Décembre 1915 - Janvier 1916 : la barricade de Beuvraignes (80)
Nous voici, depuis le 21 décembre, au-dessus de la guerre de mines, avec ses brutalités sournoises : camouflets qui effondraient les galeries sous nos pieds, fourneaux qui explosaient en laissant des entonnoirs qu’il fallait disputer à l’ennemi.
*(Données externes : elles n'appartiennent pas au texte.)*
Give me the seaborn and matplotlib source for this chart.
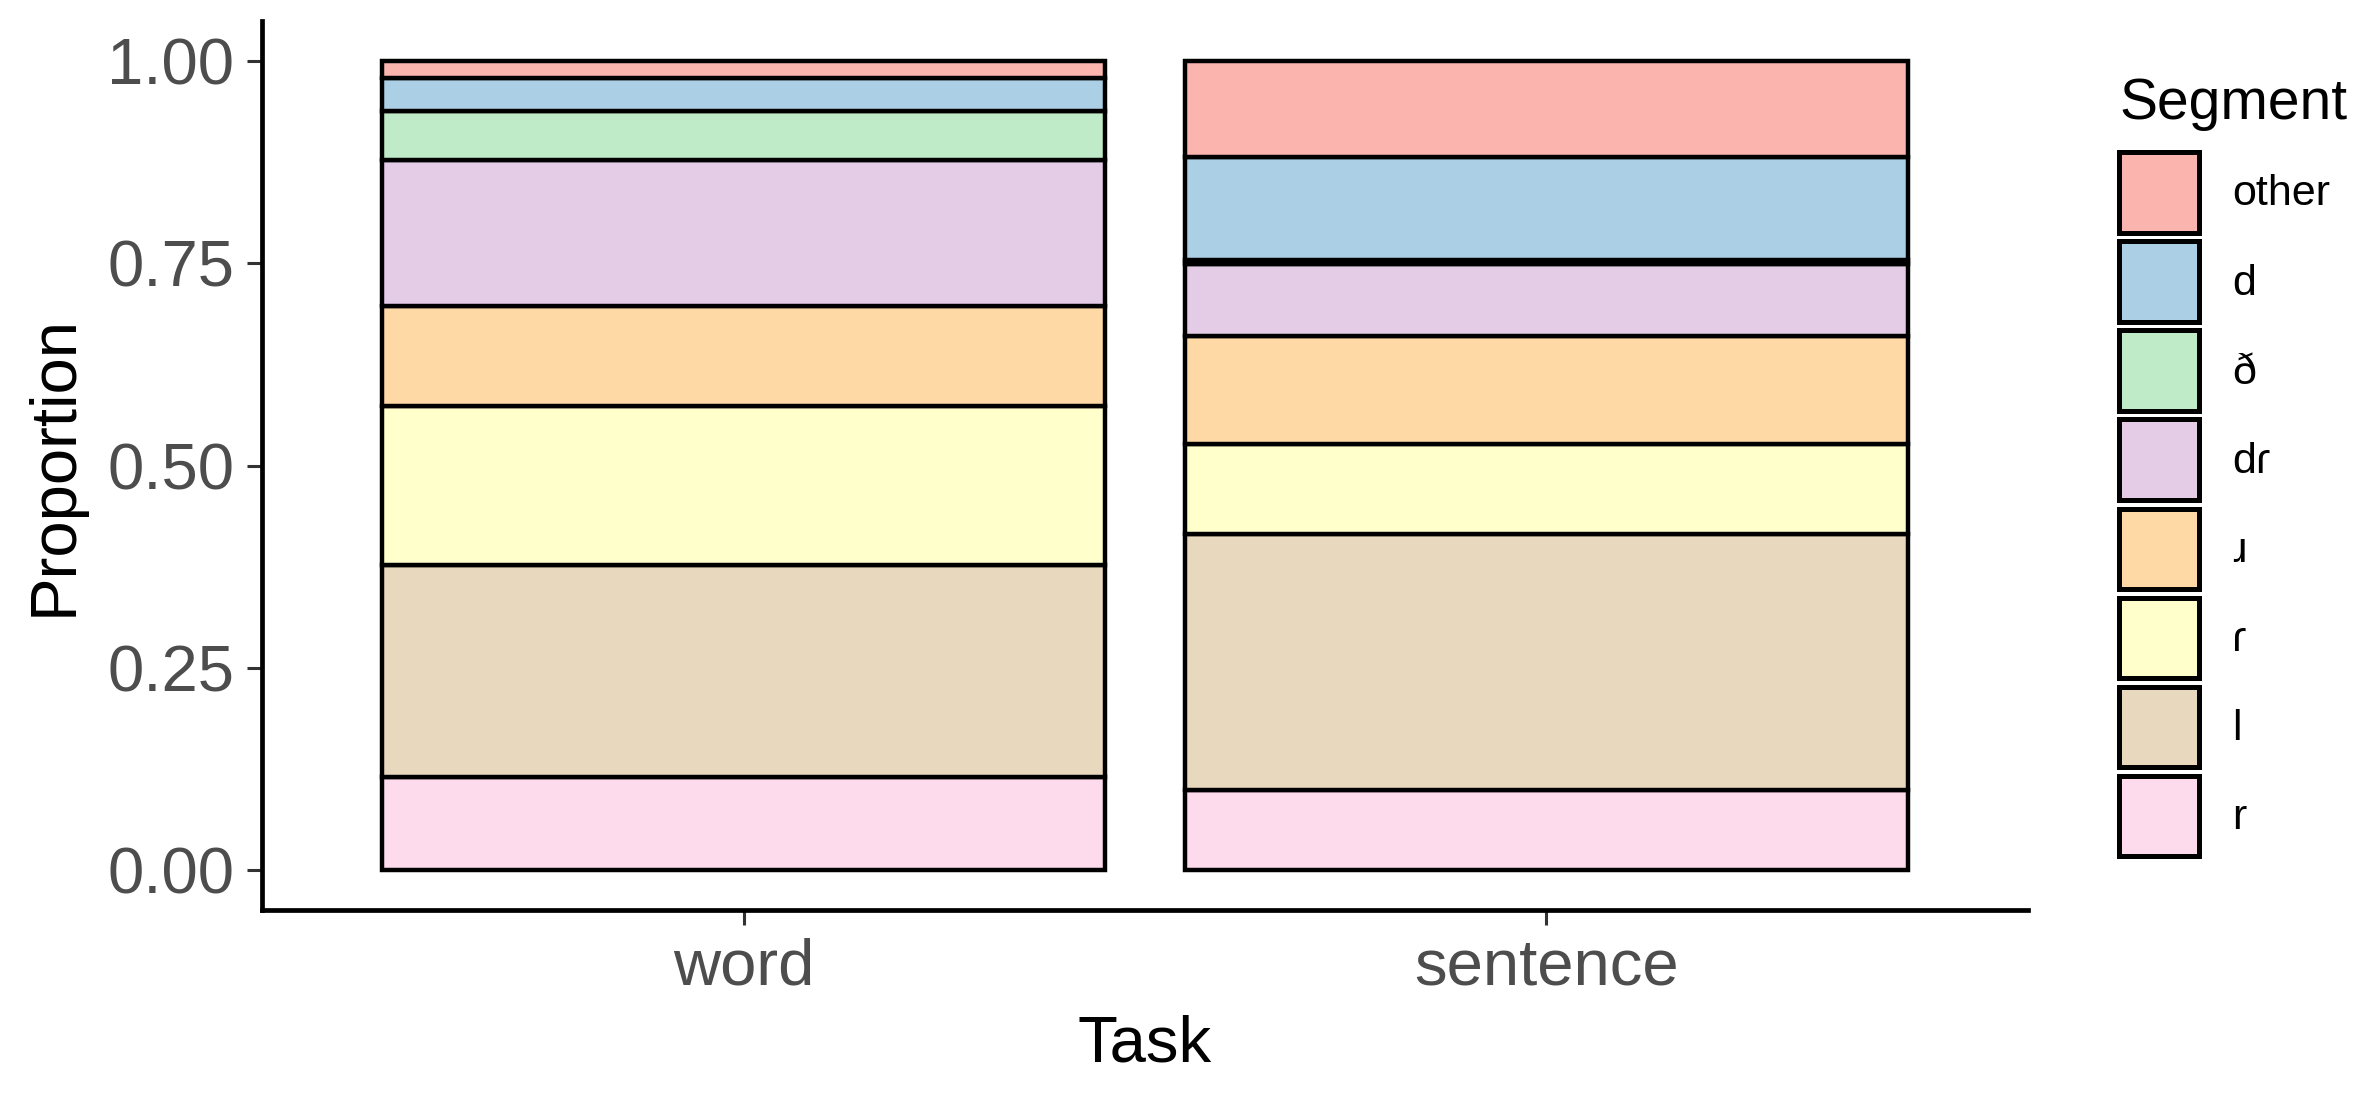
import matplotlib
matplotlib.use('Agg')
import matplotlib.pyplot as plt
from matplotlib.patches import Patch
import pandas as pd
import seaborn as sns

sns.set_style('white')
plt.rcParams['font.family'] = ['Liberation Sans', 'DejaVu Sans']
plt.rcParams['text.color'] = 'black'
plt.rcParams['axes.labelcolor'] = 'black'

# proportions (bottom to top: r ... other)
tasks = ['word', 'sentence']
segments = ['other', 'd', 'ð', 'dɾ', 'ɹ', 'ɾ', 'l', 'r']
word_props = [0.021, 0.040, 0.061, 0.180, 0.124, 0.197, 0.262, 0.115]
sentence_props = [0.118, 0.128, 0.005, 0.089, 0.133, 0.112, 0.317, 0.098]
seg_colors = ['#FBB4AE', '#ABCFE5', '#C0EBC8', '#E5CCE6', '#FED9A6', '#FFFFCC', '#E8D9BE', '#FDDAEC']

rows = []
for t, props in zip(tasks, [word_props, sentence_props]):
    for s, p in zip(segments, props):
        rows.append({'Task': t, 'Segment': s, 'Proportion': p})
df = pd.DataFrame(rows)
pal = dict(zip(segments, seg_colors))

fig = plt.figure(figsize=(23.77, 10.95), dpi=100)
ax = fig.add_axes([0.1102, 0.1689, 0.7430, 0.8119])

sns.histplot(data=df, x='Task', weights='Proportion', hue='Segment',
             hue_order=segments, palette=pal, multiple='stack', discrete=True,
             shrink=0.9, alpha=1, edgecolor='black', linewidth=3.2,
             legend=False, ax=ax)

ax.set_xlim(-0.6, 1.6)
ax.set_ylim(-0.05, 1.05)
ax.set_yticks([0, 0.25, 0.5, 0.75, 1.0])
ax.set_yticklabels(['0.00', '0.25', '0.50', '0.75', '1.00'])
ax.set_xticks([0, 1])
ax.set_xticklabels(tasks)
ax.tick_params(axis='both', labelsize=47, labelcolor='#4D4D4D', color='#333333',
               length=11, width=2.2, pad=9, left=True, bottom=True)
ax.set_xlabel('Task', fontsize=47, labelpad=12)
ax.set_ylabel('Proportion', fontsize=47, labelpad=16)
for sp in ['top', 'right']:
    ax.spines[sp].set_visible(False)
for sp in ['left', 'bottom']:
    ax.spines[sp].set_linewidth(3.4)
    ax.spines[sp].set_color('black')
ax.grid(False)

handles = [Patch(facecolor=pal[s], edgecolor='black', linewidth=3.6) for s in segments]
leg = fig.legend(handles, segments, title='Segment', loc='upper left',
                 bbox_to_anchor=(0.8915, 0.9295), frameon=False, fontsize=31,
                 title_fontsize=41, handlelength=1.86, handleheight=2.5,
                 labelspacing=0.2, handletextpad=0.76, borderpad=0,
                 borderaxespad=0, alignment='left')
leg._legend_box.sep = 15

fig.savefig('out.png', dpi=100)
Et cette ardente bagarre souterraine se livrait dans un espace dont on a peine à s’imaginer le peu d’ampleur : les lignes adverses n’étaient séparées que par la largeur d’une route, à la Barricade de Beuvraignes, qui était au centre de cet hallucinant système.
On la
revoit en songe, avec ses cagnas écrasées, ses créneaux informes, sa tranchée
peu profonde, constamment bouleversée par les paquets d’explosifs (les fameux
sacs à charbon). Les occupants avaient bien garde, d’ailleurs, de corriger la
triste silhouette du paysage : tout effort de rectification était signe de
vie, donc signe de mort.
L’oreille collée à un bidon posé à terre, et qui faisait office de caisse de résonance, le guetteur avisé annonçait joyeusement : « Ca gratte, là-dessous, donc ils ne bourrent pas encore le fourneau ». Seuls le silence ou les coups sourds faisaient présager le drame. On connut, là, le prix du temps et le soulagement que procure une relève.
Les pertes
y furent assez sévères. Dans la semaine des fêtes de fin d’années, nous
perdîmes 21 tués et 33 blessés. Cependant, la nuit de Noël fut calme, de
convention réciproque. La fantaisie de Cagnac se donne libre cours, à minuit,
sur son violon, à 10 mètres des Allemands, qui poussèrent des hourrahs. Mais, à
l’aube, il valait mieux ne pas risquer un œil trop insistant au-dessus de ce
qui avait la prétention de s’appeler encore un parapet.